GIVEN TASK:
Can you set down, exactly as they appear below, the lines from the opening of the material through the one bearing "import plotly.graph_objects as go", minus the pictures?

--- BEGIN ---

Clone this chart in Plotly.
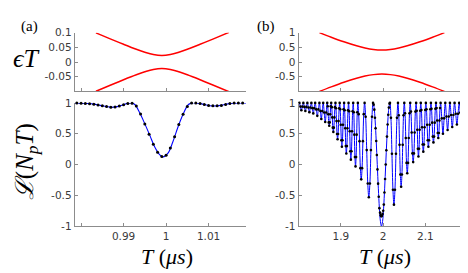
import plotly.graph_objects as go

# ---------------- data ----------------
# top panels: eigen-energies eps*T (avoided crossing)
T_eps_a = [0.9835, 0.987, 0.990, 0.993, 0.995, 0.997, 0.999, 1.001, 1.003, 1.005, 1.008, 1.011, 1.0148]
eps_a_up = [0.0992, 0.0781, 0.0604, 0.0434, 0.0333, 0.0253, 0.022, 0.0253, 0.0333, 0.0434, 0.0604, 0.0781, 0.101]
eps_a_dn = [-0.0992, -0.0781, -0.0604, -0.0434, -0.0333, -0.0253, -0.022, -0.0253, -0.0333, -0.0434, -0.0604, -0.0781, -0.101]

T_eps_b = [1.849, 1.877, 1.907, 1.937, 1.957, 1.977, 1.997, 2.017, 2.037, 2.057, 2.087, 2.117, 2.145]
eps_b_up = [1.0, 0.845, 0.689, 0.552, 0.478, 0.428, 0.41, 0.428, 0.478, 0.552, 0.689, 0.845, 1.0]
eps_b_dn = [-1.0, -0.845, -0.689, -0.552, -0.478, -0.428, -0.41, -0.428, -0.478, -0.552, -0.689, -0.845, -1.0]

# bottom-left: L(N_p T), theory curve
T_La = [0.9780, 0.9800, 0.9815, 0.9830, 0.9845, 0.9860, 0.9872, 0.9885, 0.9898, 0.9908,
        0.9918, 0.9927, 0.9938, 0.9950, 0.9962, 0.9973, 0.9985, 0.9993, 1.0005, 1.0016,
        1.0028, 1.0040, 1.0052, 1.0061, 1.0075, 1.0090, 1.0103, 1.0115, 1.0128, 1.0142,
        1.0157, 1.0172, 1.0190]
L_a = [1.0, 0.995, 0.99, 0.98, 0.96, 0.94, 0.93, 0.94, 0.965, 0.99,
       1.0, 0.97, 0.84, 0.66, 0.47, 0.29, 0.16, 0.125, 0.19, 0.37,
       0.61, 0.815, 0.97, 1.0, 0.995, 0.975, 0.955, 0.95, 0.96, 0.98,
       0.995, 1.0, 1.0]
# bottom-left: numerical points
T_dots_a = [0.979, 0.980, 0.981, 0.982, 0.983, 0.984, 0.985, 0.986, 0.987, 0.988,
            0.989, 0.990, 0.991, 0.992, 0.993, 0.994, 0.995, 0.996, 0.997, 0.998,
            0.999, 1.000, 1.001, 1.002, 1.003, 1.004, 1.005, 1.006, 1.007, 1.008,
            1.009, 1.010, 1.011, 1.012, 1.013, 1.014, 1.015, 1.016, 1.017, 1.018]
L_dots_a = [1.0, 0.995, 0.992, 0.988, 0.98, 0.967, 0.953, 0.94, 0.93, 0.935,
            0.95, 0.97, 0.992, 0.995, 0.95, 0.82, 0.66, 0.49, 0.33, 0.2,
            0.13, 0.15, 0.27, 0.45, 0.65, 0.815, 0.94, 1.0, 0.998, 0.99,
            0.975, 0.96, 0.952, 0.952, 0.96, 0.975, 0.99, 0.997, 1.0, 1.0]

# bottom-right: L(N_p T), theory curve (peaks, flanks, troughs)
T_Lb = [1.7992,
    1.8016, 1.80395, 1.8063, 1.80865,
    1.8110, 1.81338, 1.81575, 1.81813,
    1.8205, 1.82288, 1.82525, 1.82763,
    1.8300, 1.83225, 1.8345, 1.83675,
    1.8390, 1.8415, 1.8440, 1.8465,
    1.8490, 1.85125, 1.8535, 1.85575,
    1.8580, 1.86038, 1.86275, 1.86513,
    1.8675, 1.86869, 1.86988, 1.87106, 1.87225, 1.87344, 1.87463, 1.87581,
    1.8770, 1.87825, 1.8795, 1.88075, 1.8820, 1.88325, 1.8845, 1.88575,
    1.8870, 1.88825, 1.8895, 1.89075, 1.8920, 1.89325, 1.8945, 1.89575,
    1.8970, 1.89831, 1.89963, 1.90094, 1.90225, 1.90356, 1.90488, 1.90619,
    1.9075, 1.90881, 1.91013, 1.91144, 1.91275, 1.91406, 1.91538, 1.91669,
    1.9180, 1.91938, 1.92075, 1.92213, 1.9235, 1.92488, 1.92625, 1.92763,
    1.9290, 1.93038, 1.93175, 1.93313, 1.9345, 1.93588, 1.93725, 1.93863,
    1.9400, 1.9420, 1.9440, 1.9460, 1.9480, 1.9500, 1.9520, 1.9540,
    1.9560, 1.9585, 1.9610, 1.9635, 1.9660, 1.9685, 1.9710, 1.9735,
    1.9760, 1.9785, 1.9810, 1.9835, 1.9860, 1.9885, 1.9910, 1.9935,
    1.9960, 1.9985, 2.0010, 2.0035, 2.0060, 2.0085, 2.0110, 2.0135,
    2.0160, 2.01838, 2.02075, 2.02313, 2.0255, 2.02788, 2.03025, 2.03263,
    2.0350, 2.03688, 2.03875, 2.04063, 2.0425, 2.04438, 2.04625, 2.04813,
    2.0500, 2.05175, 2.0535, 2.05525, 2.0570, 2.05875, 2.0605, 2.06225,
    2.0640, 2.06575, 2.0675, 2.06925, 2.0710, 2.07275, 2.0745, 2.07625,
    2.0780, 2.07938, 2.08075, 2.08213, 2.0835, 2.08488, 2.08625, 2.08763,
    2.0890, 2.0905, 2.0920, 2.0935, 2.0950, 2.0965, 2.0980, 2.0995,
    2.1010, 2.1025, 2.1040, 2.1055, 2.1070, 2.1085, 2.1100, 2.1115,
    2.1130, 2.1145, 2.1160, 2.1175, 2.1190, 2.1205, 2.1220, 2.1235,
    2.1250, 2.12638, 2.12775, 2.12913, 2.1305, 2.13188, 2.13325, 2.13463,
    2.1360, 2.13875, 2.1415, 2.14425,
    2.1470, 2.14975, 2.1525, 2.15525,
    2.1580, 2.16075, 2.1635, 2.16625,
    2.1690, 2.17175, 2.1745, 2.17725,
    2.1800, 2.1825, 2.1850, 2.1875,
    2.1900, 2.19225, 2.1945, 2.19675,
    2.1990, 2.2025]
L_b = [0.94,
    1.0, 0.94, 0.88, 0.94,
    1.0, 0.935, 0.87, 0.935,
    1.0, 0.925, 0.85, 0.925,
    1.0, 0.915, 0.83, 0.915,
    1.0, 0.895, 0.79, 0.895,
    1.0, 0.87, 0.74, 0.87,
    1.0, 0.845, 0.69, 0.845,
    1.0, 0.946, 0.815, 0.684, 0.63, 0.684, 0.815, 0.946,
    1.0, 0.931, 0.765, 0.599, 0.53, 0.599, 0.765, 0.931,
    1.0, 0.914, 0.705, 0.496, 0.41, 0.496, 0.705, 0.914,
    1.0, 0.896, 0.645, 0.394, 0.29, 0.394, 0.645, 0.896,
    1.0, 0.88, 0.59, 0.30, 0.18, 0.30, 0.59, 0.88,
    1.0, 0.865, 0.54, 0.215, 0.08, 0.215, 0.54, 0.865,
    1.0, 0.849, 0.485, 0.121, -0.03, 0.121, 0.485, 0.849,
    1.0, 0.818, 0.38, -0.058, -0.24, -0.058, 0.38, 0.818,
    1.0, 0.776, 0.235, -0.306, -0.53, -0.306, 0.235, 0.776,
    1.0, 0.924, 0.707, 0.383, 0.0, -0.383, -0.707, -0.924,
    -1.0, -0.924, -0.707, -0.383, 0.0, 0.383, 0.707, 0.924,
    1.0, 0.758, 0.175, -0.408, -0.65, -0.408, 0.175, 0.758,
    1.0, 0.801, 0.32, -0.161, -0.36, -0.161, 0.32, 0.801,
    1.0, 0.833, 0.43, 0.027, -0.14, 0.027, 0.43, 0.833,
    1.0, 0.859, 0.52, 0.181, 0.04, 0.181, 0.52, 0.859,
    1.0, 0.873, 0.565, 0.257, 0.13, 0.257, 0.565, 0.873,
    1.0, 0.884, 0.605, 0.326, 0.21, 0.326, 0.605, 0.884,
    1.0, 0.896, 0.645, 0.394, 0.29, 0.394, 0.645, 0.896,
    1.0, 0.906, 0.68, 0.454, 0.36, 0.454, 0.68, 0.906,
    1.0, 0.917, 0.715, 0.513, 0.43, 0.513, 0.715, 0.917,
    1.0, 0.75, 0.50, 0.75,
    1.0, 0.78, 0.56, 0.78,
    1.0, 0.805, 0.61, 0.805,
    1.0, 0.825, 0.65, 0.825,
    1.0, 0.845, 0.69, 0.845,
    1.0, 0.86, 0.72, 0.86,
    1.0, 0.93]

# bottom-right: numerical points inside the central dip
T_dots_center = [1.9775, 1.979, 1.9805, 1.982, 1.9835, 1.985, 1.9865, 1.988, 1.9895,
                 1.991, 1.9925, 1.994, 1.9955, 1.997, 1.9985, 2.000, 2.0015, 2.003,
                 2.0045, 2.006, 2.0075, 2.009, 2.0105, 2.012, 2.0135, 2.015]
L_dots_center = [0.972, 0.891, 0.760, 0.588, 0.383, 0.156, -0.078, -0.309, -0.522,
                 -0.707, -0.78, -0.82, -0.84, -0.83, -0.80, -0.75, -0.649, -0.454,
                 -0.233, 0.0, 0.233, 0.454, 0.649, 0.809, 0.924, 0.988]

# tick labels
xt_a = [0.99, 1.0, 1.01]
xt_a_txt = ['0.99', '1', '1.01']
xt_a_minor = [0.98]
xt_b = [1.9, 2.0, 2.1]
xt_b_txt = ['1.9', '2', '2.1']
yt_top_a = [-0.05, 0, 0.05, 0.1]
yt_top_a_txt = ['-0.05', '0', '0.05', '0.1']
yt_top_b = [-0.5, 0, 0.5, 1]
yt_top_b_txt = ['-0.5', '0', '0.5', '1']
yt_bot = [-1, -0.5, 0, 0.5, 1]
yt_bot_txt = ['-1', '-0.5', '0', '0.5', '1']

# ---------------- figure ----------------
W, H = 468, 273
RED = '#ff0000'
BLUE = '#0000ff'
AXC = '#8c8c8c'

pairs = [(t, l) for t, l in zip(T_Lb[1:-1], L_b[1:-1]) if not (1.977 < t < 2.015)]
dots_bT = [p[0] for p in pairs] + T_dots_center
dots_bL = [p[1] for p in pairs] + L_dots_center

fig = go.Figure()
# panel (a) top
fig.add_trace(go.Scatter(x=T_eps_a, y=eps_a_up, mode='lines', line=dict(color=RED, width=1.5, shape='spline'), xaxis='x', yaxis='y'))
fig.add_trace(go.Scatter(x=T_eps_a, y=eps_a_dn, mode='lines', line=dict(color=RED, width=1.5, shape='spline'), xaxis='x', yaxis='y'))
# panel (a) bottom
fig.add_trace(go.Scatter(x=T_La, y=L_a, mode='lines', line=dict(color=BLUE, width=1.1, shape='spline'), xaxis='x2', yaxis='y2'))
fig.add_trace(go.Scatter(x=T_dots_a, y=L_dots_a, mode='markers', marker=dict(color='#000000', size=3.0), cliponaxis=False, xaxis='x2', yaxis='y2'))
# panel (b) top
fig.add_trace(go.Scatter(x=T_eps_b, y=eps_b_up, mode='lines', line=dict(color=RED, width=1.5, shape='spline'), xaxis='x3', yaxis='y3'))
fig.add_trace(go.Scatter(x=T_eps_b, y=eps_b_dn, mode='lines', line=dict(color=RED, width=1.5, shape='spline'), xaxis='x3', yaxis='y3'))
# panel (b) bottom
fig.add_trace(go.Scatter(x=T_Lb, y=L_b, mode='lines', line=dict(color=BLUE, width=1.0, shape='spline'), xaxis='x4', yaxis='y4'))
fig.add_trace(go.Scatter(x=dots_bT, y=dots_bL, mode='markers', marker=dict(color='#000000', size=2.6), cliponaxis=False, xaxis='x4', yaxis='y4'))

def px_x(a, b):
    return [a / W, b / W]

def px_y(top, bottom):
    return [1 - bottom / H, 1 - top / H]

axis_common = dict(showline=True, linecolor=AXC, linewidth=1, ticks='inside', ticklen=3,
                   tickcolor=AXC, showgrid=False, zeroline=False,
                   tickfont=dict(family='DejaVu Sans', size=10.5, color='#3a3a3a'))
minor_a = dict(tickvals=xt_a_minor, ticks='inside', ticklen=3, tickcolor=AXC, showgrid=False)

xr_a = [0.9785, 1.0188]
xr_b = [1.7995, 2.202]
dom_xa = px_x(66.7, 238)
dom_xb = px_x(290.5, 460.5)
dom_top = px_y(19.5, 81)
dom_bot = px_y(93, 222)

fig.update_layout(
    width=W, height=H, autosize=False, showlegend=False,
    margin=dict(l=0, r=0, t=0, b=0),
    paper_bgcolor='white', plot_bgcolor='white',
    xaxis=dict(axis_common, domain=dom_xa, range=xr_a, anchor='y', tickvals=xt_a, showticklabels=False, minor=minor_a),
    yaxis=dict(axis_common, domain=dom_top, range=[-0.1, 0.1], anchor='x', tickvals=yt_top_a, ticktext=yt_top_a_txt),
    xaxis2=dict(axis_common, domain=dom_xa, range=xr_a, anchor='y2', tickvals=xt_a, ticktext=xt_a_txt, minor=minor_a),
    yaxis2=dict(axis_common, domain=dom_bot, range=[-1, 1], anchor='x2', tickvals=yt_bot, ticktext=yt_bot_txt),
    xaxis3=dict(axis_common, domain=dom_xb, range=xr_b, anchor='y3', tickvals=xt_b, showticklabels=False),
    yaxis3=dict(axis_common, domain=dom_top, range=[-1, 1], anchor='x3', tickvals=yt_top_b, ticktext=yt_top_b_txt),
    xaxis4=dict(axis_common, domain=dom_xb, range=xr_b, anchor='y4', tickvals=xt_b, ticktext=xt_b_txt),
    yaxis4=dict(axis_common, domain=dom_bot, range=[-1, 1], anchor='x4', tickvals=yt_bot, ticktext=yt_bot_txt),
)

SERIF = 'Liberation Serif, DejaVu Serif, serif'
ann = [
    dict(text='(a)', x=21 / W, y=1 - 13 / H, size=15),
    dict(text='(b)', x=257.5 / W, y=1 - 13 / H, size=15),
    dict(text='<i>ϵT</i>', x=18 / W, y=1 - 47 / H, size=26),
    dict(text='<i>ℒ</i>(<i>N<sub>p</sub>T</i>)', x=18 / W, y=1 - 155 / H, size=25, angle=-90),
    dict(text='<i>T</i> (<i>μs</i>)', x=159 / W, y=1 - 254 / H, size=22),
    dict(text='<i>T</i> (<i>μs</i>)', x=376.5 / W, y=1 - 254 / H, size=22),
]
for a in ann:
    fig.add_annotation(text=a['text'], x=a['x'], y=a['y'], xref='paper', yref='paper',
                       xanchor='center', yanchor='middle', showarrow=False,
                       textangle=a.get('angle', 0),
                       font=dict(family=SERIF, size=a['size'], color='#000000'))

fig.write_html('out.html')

--- END ---

TASK RESPONSE:
Clone this chart in Plotly.
import plotly.graph_objects as go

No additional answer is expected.